Thursday, July 1, 2010

Can Finger-Tracking Be Done With Kinect? How About A Standard Webcam? Why, Yes. Yes It Can.

Yes, I have proof that Kinect can do it, but first, lets talk about another tech. Just last month, there was an announcement from MIT researchers Robert Wang and Jovan Popovic of MIT's Computer Science and Artificial Intelligence Laboratory, about a tech they had developed which tracks your hands and individual fingers, all with a simple webcam and some cheap Lycra gloves, which have been designed with a colorful pattern that allows the software to decipher their place in 3D space. I always knew that computers saw the world in '80s-vision! I mean, those gloves tell it like it is.



Rest of the story + videos after the jump:








So, now that Microsoft has invested so much into Kinect, you are probably wondering where they could fit in, when recent tech can do it so easy with any webcam and a pair of stretchy gloves costing under $2. Well, it certainly can be done with a camera like Natal, and actually already has been done using a Wii remote hack from none other than the Internet geek legend, Johnny Lee... who now works for Microsoft... and has been working on Kinect. Make sense? Good.

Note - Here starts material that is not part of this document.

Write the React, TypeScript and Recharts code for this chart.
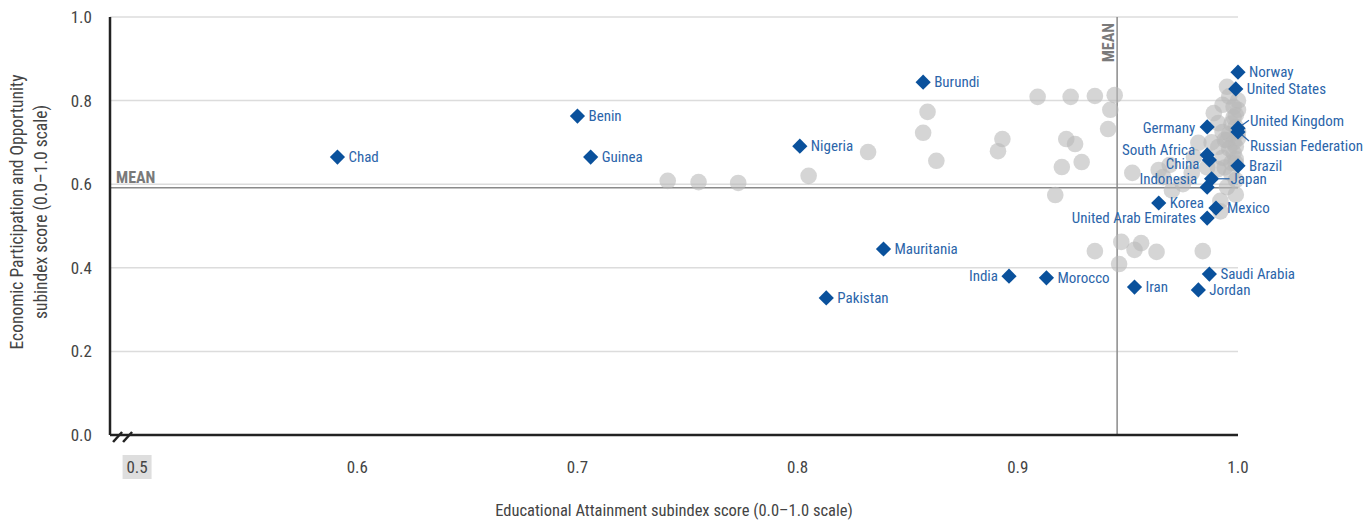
import React from "react";
import {
  ScatterChart,
  Scatter,
  XAxis,
  YAxis,
  CartesianGrid,
  ReferenceLine,
  Label,
} from "recharts";

const FONT =
  "'Liberation Sans Narrow', 'Arial Narrow', 'Roboto Condensed', 'DejaVu Sans Condensed', sans-serif";

// highlighted countries
const countries = [
  "Chad", "Benin", "Guinea", "Nigeria", "Burundi", "Mauritania", "Pakistan",
  "India", "Morocco", "Iran", "Jordan", "Saudi Arabia", "Korea",
  "United Arab Emirates", "Mexico", "Indonesia", "Japan", "China",
  "South Africa", "Germany", "Norway", "United States", "United Kingdom",
  "Russian Federation", "Brazil",
];
const educationScores = [
  0.591, 0.7, 0.706, 0.801, 0.857, 0.839, 0.813,
  0.896, 0.913, 0.953, 0.982, 0.987, 0.964,
  0.986, 0.99, 0.986, 0.988, 0.987,
  0.986, 0.986, 1.0, 0.999, 1.0,
  1.0, 1.0,
];
const economicScores = [
  0.665, 0.763, 0.665, 0.691, 0.844, 0.445, 0.328,
  0.38, 0.376, 0.354, 0.347, 0.385, 0.555,
  0.519, 0.543, 0.593, 0.613, 0.658,
  0.67, 0.737, 0.868, 0.828, 0.734,
  0.725, 0.644,
];

// all other countries (grey dots)
const otherEducation = [
  0.741, 0.755, 0.773, 0.805, 0.832, 0.859, 0.857, 0.863, 0.891, 0.893,
  0.909, 0.924, 0.935, 0.944, 0.942, 0.941, 0.922, 0.926, 0.929, 0.92,
  0.952, 0.917, 0.935, 0.947, 0.953, 0.956, 0.963, 0.946, 0.984,
  0.995, 0.993, 0.991, 1.0, 0.999, 0.994, 0.991, 0.982, 0.98, 0.993,
  0.997, 0.999, 0.995, 0.991, 0.979, 0.969, 0.966, 1.0, 0.998, 0.996,
  0.999, 0.998, 0.994, 0.999, 0.992, 0.988, 0.986, 0.975, 0.97, 0.989,
  0.996, 1.0, 0.999, 0.964, 0.992,
  0.998, 0.999, 0.997, 1.0, 0.998, 0.996, 0.999, 0.997, 0.995, 0.993,
];
const otherEconomic = [
  0.608, 0.605, 0.603, 0.62, 0.677, 0.773, 0.723, 0.656, 0.679, 0.708,
  0.809, 0.809, 0.811, 0.813, 0.778, 0.732, 0.708, 0.696, 0.653, 0.641,
  0.627, 0.574, 0.44, 0.462, 0.443, 0.459, 0.438, 0.409, 0.44,
  0.833, 0.79, 0.746, 0.778, 0.737, 0.706, 0.689, 0.699, 0.665, 0.663,
  0.651, 0.61, 0.593, 0.636, 0.627, 0.646, 0.617, 0.8, 0.76, 0.72,
  0.69, 0.675, 0.64, 0.575, 0.56, 0.7, 0.64, 0.6, 0.585, 0.77,
  0.81, 0.71, 0.66, 0.634, 0.535,
  0.785, 0.765, 0.745, 0.725, 0.7, 0.685, 0.65, 0.625, 0.705, 0.725,
];

const xTicks = [0.5, 0.6, 0.7, 0.8, 0.9, 1.0];
const yTicks = [0, 0.2, 0.4, 0.6, 0.8, 1.0];
const meanEducation = 0.9451;
const meanEconomic = 0.5916;

const highlighted = countries.map((name, i) => ({
  name,
  x: educationScores[i],
  y: economicScores[i],
}));
const others = otherEducation.map((x, i) => ({ x, y: otherEconomic[i] }));

// label placement, pixel offsets from the marker
type Place = { dx: number; dy: number; end?: boolean; leader?: number[] };
const placement: Record<string, Place> = {
  India: { dx: -11, dy: 0, end: true },
  "United Arab Emirates": { dx: -11, dy: 0, end: true },
  Indonesia: { dx: -10, dy: -8, end: true },
  China: { dx: -10, dy: 4, end: true },
  "South Africa": { dx: -12, dy: -5, end: true },
  Germany: { dx: -12, dy: 1, end: true },
  Japan: { dx: 19, dy: 0, leader: [7, 0, 18, 0] },
  "United Kingdom": { dx: 12, dy: -7, leader: [4, -3, 11, -8] },
  "Russian Federation": { dx: 12, dy: 14, leader: [4, 3, 11, 9] },
};

const BLUE = "#0a519c";
const LABEL_BLUE = "#2b65aa";

function Dot(props: any) {
  const { cx, cy } = props;
  return <circle cx={cx} cy={cy} r={8.3} fill="#b9b9b9" fillOpacity={0.6} />;
}

function Diamond(props: any) {
  const { cx, cy, payload } = props;
  const p = placement[payload.name] || { dx: 11, dy: 0 };
  const s = 7.6;
  return (
    <g>
      <path
        d={`M${cx},${cy - s}L${cx + s},${cy}L${cx},${cy + s}L${cx - s},${cy}Z`}
        fill={BLUE}
      />
      {p.leader && (
        <line
          x1={cx + p.leader[0]}
          y1={cy + p.leader[1]}
          x2={cx + p.leader[2]}
          y2={cy + p.leader[3]}
          stroke={LABEL_BLUE}
          strokeWidth={1.2}
        />
      )}
      <text
        x={cx + p.dx}
        y={cy + p.dy}
        textAnchor={p.end ? "end" : "start"}
        dominantBaseline="central"
        fontFamily={FONT}
        fontSize={15}
        fill={LABEL_BLUE}
      >
        {payload.name}
      </text>
    </g>
  );
}

function XTick(props: any) {
  const { x, y, payload } = props;
  const v = payload.value;
  return (
    <g>
      {v === 0.5 && (
        <>
          <rect x={x - 14.5} y={y + 20} width={29} height={24} fill="#dedede" />
          <line x1={x - 24} y1={y + 7} x2={x - 15} y2={y - 3} stroke="#222" strokeWidth={2.5} />
          <line x1={x - 14} y1={y + 7} x2={x - 5} y2={y - 3} stroke="#222" strokeWidth={2.5} />
        </>
      )}
      <text
        x={x}
        y={y + 32}
        textAnchor="middle"
        dominantBaseline="central"
        fontFamily={FONT}
        fontSize={17}
        fill="#444"
      >
        {v.toFixed(1)}
      </text>
    </g>
  );
}

function YTick(props: any) {
  const { x, y, payload } = props;
  return (
    <text
      x={x - 18}
      y={y}
      textAnchor="end"
      dominantBaseline="central"
      fontFamily={FONT}
      fontSize={17}
      fill="#444"
    >
      {payload.value.toFixed(1)}
    </text>
  );
}

function YTitle(props: any) {
  const { viewBox } = props;
  const cy = viewBox.y + 195;
  return (
    <g fontFamily={FONT} fontSize={17.5} fill="#444" textAnchor="middle">
      <text x={15} y={cy} transform={`rotate(-90, 15, ${cy})`}>
        Economic Participation and Opportunity
      </text>
      <text x={39} y={cy} transform={`rotate(-90, 39, ${cy})`}>
        subindex score (0.0–1.0 scale)
      </text>
    </g>
  );
}

function MeanH(props: any) {
  const { viewBox } = props;
  return (
    <text
      x={viewBox.x + 6}
      y={viewBox.y - 5}
      fontFamily={FONT}
      fontWeight="bold"
      fontSize={16}
      fill="#7a7a7a"
    >
      MEAN
    </text>
  );
}

function MeanV(props: any) {
  const { viewBox } = props;
  const x = viewBox.x - 3;
  const y = viewBox.y + 6;
  return (
    <text
      x={x}
      y={y}
      transform={`rotate(-90, ${x}, ${y})`}
      textAnchor="end"
      fontFamily={FONT}
      fontWeight="bold"
      fontSize={16}
      fill="#7a7a7a"
    >
      MEAN
    </text>
  );
}

export default function App() {
  return (
    <div style={{ width: 1355, height: 514 }}>
      <ScatterChart
        width={1355}
        height={514}
        margin={{ top: 9, right: 125, left: 0, bottom: 0 }}
      >
        <CartesianGrid
          vertical={false}
          stroke="#dcdcdc"
          strokeWidth={1.5}
        />
        <XAxis
          type="number"
          dataKey="x"
          domain={[0.4877, 1.0]}
          ticks={xTicks}
          tick={<XTick />}
          tickLine={false}
          tickSize={0}
          tickMargin={0}
          height={87}
          axisLine={{ stroke: "#222", strokeWidth: 2.5 }}
        >
          <Label
            value="Educational Attainment subindex score (0.0–1.0 scale)"
            position="insideBottom"
            offset={6}
            style={{ fontFamily: FONT, fontSize: 16.5, fill: "#444" }}
          />
        </XAxis>
        <YAxis
          type="number"
          dataKey="y"
          domain={[0, 1]}
          ticks={yTicks}
          tick={<YTick />}
          tickLine={false}
          tickSize={0}
          tickMargin={0}
          width={102}
          axisLine={{ stroke: "#222", strokeWidth: 2.5 }}
        >
          <Label content={<YTitle />} />
        </YAxis>
        <ReferenceLine
          y={meanEconomic}
          stroke="#8a8a8a"
          strokeWidth={1.5}
          label={<MeanH />}
        />
        <ReferenceLine
          x={meanEducation}
          stroke="#8a8a8a"
          strokeWidth={1.5}
          label={<MeanV />}
        />
        <Scatter data={others} shape={<Dot />} isAnimationActive={false} />
        <Scatter data={highlighted} shape={<Diamond />} isAnimationActive={false} />
      </ScatterChart>
    </div>
  );
}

It must be said that although this is obviously not Kinect, and Johnny used a Wii remote, the combination of infrared LEDs and IR sensor remains virtually the same idea of how the depth sensor portion works on Kinect. Of course, I believe that Microsoft will have to come up with something a bit more mainstream than bits of reflective tape on the finger tips of Kinect users. I just thought that it should be cleared up that this can for 100% sure, be done. Not only that, but it can be done without Kinect's amazing skeletal system software that Microsoft spent so much resources on.